Back in 2015, Murry was asked for his take on the Synod of Bishops by America Magazine. I would like to share two of Murry’s quotes from this interview. During the brouhaha that would lead up to Amoris Laetitia, Murry was asked if he had any anxiety over the Church-wide discussion about the divorced and remarried. Clear-headed and open-hearted as ever, Murry exuded absolute confidence in the Holy Spirit. He neither discarded the vitality of Church doctrine nor shut the door on its future growth. I can hear his voice speaking when I read his answer:

I don’t share that anxiety. The pope has clearly stated, on more than one occasion, that Catholic doctrine is not going to change, and that it’s one of his responsibilities to maintain the integrity of doctrine. He and others have been talking about the issue of practice. Can we find ways to be more open, more receptive and more welcoming to people who don’t fit into standard categories? That’s the essence of the debate. . . . Those are the complicated questions which I just don’t think we can answer in three weeks.

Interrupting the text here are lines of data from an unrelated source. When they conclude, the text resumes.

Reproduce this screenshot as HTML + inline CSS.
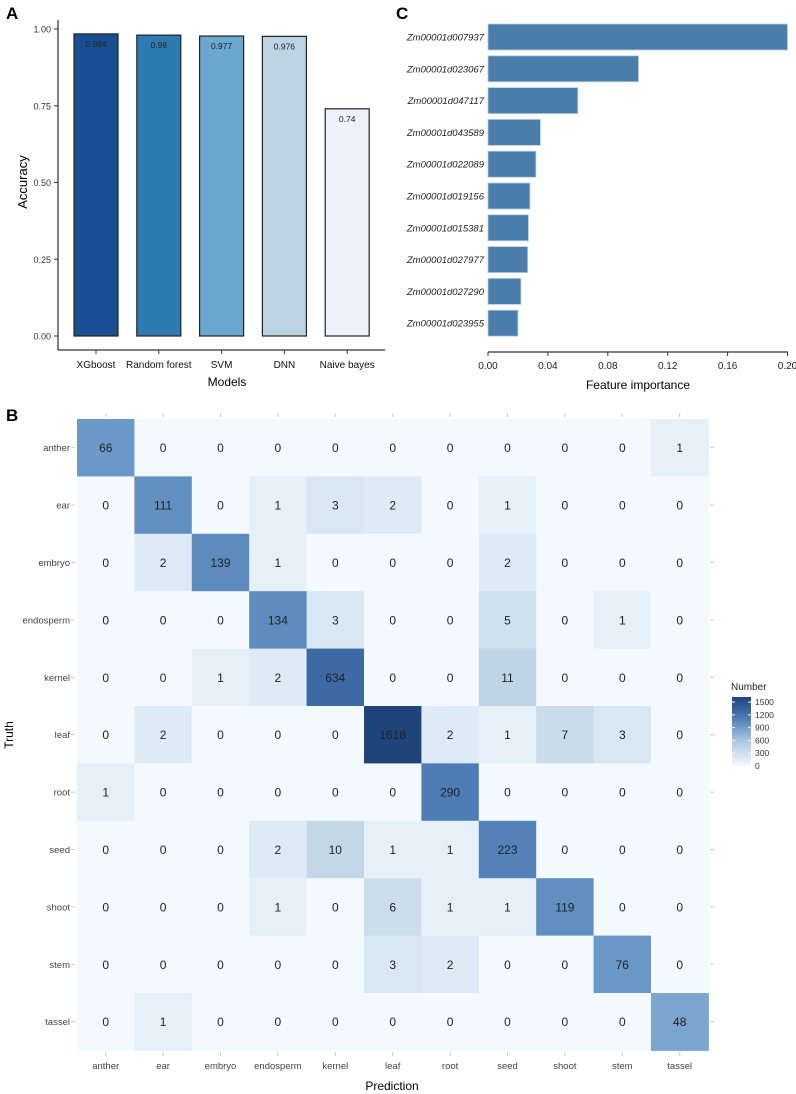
<!DOCTYPE html>
<html><head><meta charset="utf-8"><style>
body{margin:0;background:#fff;}
svg{display:block;font-family:"Liberation Sans",Arial,sans-serif;}
</style></head><body>
<svg id="s" width="796" height="1094" xmlns="http://www.w3.org/2000/svg">
<defs><linearGradient id="lgrad" x1="0" y1="1" x2="0" y2="0">
<stop offset="0" stop-color="#f4f9fe"/><stop offset="0.37" stop-color="#a9c6e0"/><stop offset="0.7" stop-color="#4a7cb5"/><stop offset="1" stop-color="#1f437b"/></linearGradient></defs>
<text x="6" y="19" font-size="17" font-weight="bold">A</text>
<text x="396" y="19" font-size="17" font-weight="bold">C</text>
<text x="6" y="421" font-size="17" font-weight="bold">B</text>
<g id="pa"></g>
<g id="pc"></g>
<g id="pb"></g>
</svg>
<script>
const NS="http://www.w3.org/2000/svg";
function mk(p,t,a,txt){const e=document.createElementNS(NS,t);for(const k in a)e.setAttribute(k,a[k]);if(txt!==undefined)e.textContent=txt;p.appendChild(e);return e;}

// ---- Panel A data
const models=["XGboost","Random forest","SVM","DNN","Naive bayes"];
const accuracy=[0.984,0.98,0.977,0.976,0.74];
const accTicks=[0,0.25,0.5,0.75,1.0];
const accTickLabels=["0.00","0.25","0.50","0.75","1.00"];
const modelColors=["#1a4e92","#2e7bb4","#6aa8cf","#bcd4e4","#eef1fa"];

// ---- Panel C data
const genes=["Zm00001d007937","Zm00001d023067","Zm00001d047117","Zm00001d043589","Zm00001d022089","Zm00001d019156","Zm00001d015381","Zm00001d027977","Zm00001d027290","Zm00001d023955"];
const importance=[0.200,0.1005,0.060,0.035,0.032,0.028,0.027,0.0265,0.022,0.020];
const impTicks=[0,0.04,0.08,0.12,0.16,0.20];
const impTickLabels=["0.00","0.04","0.08","0.12","0.16","0.20"];

// ---- Panel B data
const classes=["anther","ear","embryo","endosperm","kernel","leaf","root","seed","shoot","stem","tassel"];
const confusion=[
[66,0,0,0,0,0,0,0,0,0,1],
[0,111,0,1,3,2,0,1,0,0,0],
[0,2,139,1,0,0,0,2,0,0,0],
[0,0,0,134,3,0,0,5,0,1,0],
[0,0,1,2,634,0,0,11,0,0,0],
[0,2,0,0,0,1618,2,1,7,3,0],
[1,0,0,0,0,0,290,0,0,0,0],
[0,0,0,2,10,1,1,223,0,0,0],
[0,0,0,1,0,6,1,1,119,0,0],
[0,0,0,0,0,3,2,0,0,76,0],
[0,1,0,0,0,0,0,0,0,0,48]];
const legendTicks=[0,300,600,900,1200,1500];

// Panel A
const pa=document.getElementById('pa');
const ay=v=>336-v*(336-29);
const bx=i=>74+i*62.8;
const bw=44;
mk(pa,'line',{x1:58,y1:20,x2:58,y2:350,stroke:'#000','stroke-width':1});
mk(pa,'line',{x1:58,y1:350,x2:385,y2:350,stroke:'#000','stroke-width':1});
accTicks.forEach((t,i)=>{const y=ay(t);
 mk(pa,'line',{x1:54,y1:y,x2:58,y2:y,stroke:'#333'});
 const l=mk(pa,'text',{x:51,y:y+3.5,'font-size':9,'text-anchor':'end',fill:'#333'},accTickLabels[i]);
 });
models.forEach((m,i)=>{const x=bx(i),y=ay(accuracy[i]);
 const r=mk(pa,'rect',{x:x,y:y,width:bw,height:ay(0)-y,fill:modelColors[i],stroke:'#222','stroke-width':1.2});
 
 mk(pa,'text',{x:x+bw/2,y:y+13,'font-size':8.5,'text-anchor':'middle',fill:'#222'},String(accuracy[i]));
 mk(pa,'line',{x1:x+bw/2,y1:350,x2:x+bw/2,y2:354,stroke:'#333'});
 const t=mk(pa,'text',{x:x+bw/2,y:368,'font-size':10,'text-anchor':'middle',fill:'#111'},m);
 });
const yt=mk(pa,'text',{x:0,y:0,'font-size':13,'text-anchor':'middle',transform:'translate(27,182) rotate(-90)'},'Accuracy');

const xt=mk(pa,'text',{x:227,y:386,'font-size':12,'text-anchor':'middle'},'Models');


// Panel C
const pc=document.getElementById('pc');
const cx=v=>488+v/0.2*(787.5-488);
const cy=i=>37+i*31.8;
mk(pc,'line',{x1:488,y1:352,x2:788,y2:352,stroke:'#000'});
impTicks.forEach((t,i)=>{const x=cx(t);mk(pc,'line',{x1:x,y1:352,x2:x,y2:356,stroke:'#333'});
 const l=mk(pc,'text',{x:x,y:369,'font-size':10,'text-anchor':'middle',fill:'#222'},impTickLabels[i]);
 });
genes.forEach((g,i)=>{const y=cy(i);
 const r=mk(pc,'rect',{x:488,y:y-13,width:cx(importance[i])-488,height:26,fill:'#4a7daa',stroke:'#b8cfe2','stroke-width':0.8});
 
 const t=mk(pc,'text',{x:484,y:y+3.5,'font-size':9.5,'font-style':'italic','text-anchor':'end',fill:'#222'},g);
 });
const ct=mk(pc,'text',{x:638,y:389,'font-size':12,'text-anchor':'middle'},'Feature importance');


// Panel B
const pb=document.getElementById('pb');
const stops=[[0,[244,249,254]],[0.15,[222,235,246]],[0.33,[193,215,232]],[0.57,[108,154,200]],[0.85,[66,112,173]],[1,[31,67,123]]];
function col(v){const t=Math.log1p(v)/Math.log1p(1618);
 for(let i=1;i<stops.length;i++){if(t<=stops[i][0]){const a=stops[i-1],b=stops[i],f=(t-a[0])/(b[0]-a[0]);
  return 'rgb('+a[1].map((c,k)=>Math.round(c+(b[1][k]-c)*f)).join(',')+')';}}return 'rgb(31,67,123)';}
const L=77,T=419,cw=57.4,ch=57.4;
const hx=j=>L+j*cw, hy=i=>T+i*ch;
classes.forEach((c,i)=>{
 const yl=mk(pb,'text',{x:70,y:hy(i)+ch/2+3.5,'font-size':9.5,'text-anchor':'end',fill:'#444'},c);
 
 mk(pb,'line',{x1:71,y1:hy(i)+ch/2,x2:75,y2:hy(i)+ch/2,stroke:'#ccc'});
 const xl=mk(pb,'text',{x:hx(i)+cw/2,y:1069,'font-size':9.5,'text-anchor':'middle',fill:'#444'},c);
 
 mk(pb,'line',{x1:hx(i)+cw/2,y1:1052,x2:hx(i)+cw/2,y2:1056,stroke:'#ccc'});
 mk(pb,'line',{x1:hx(i)+cw/2,y1:413,x2:hx(i)+cw/2,y2:417,stroke:'#ccc'});
 mk(pb,'line',{x1:710,y1:hy(i)+ch/2,x2:714,y2:hy(i)+ch/2,stroke:'#ccc'});
 classes.forEach((p,j)=>{const v=confusion[i][j];
  const r=mk(pb,'rect',{x:hx(j),y:hy(i),width:cw+0.5,height:ch+0.5,fill:col(v)});
  
  mk(pb,'text',{x:hx(j)+cw/2,y:hy(i)+ch/2+4.5,'font-size':12,'text-anchor':'middle',fill:'#222'},String(v));});
});
const pt=mk(pb,'text',{x:392,y:1090,'font-size':12,'text-anchor':'middle'},'Prediction');

const tt=mk(pb,'text',{x:0,y:0,'font-size':12,'text-anchor':'middle',transform:'translate(13,735) rotate(-90)'},'Truth');

// legend
const lg=mk(pb,'g',{});

mk(lg,'text',{x:731,y:690,'font-size':10,fill:'#222'},'Number');
const lTop=697,lBot=766,lMax=1618;
const ly=v=>lBot-v/lMax*(lBot-lTop);
mk(lg,'rect',{x:732,y:lTop,width:19,height:lBot-lTop,fill:'url(#lgrad)'});
legendTicks.forEach(t=>{const y=ly(t);
 mk(lg,'line',{x1:732,y1:y,x2:735,y2:y,stroke:'#fff'});mk(lg,'line',{x1:748,y1:y,x2:751,y2:y,stroke:'#fff'});
 mk(lg,'text',{x:755,y:y+3,'font-size':8.5,fill:'#333'},String(t));});
</script>
</body></html>
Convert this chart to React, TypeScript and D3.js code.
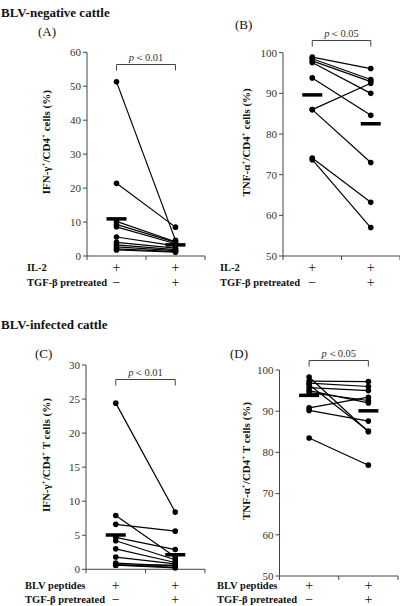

When asked what he thought of the Pope’s repeated calls for a synodal, “listening” Church, Murry replied:

[The Pope] believes the Holy Spirit is active not only in the pope and the bishops but also in the people, and that, walking together, we can find the path that God has laid out for us. I thought his point yesterday is that we do need to trust each other and allow the Lord to guide us through the Spirit which lives in each one of us. (Emphasis mine.)

Imagine all the trouble we’d have saved if anybody had listened to that last line. I digress.

Pope Benedict XVI greets Bishop George V. Murry of Youngstown, Ohio, during a 2012 meeting with U.S. bishops on their “ad limina” visits to the Vatican. U.S. bishops from Ohio were making their “ad limina” visits to report on the status of their dioceses to the pope and Vatican officials. Photo courtesy of CNS photo/L’Osservatore Romano

In 2018, the diocese announced that Bishop Murry was being treated for leukemia. That was a bad day. He happened to be diagnosed not long after my dad started treatment for his own cancer. I tell you, after those days, I don’t think St. Peregrine is ever going to forget the sound of my voice. Shortly thereafter, he resigned his position as USCCB Chair of the Committee on Catholic Education. In the months that followed, he was declared cancer-free, but then the diocese announced that his cancer had returned. Finally, last month, the Diocese of Youngstown announced that his cancer was once again in remission, opening the door for his return to the leadership of the U.S. bishops.

Congratulations to Bishop Murry, and best of luck in tasks new and old. 

And, if I can be allowed just a bit more sentimentality: Your Excellency, thank you for your ministry. I give sincerest thanks to God for your recovery. Ad multos annos!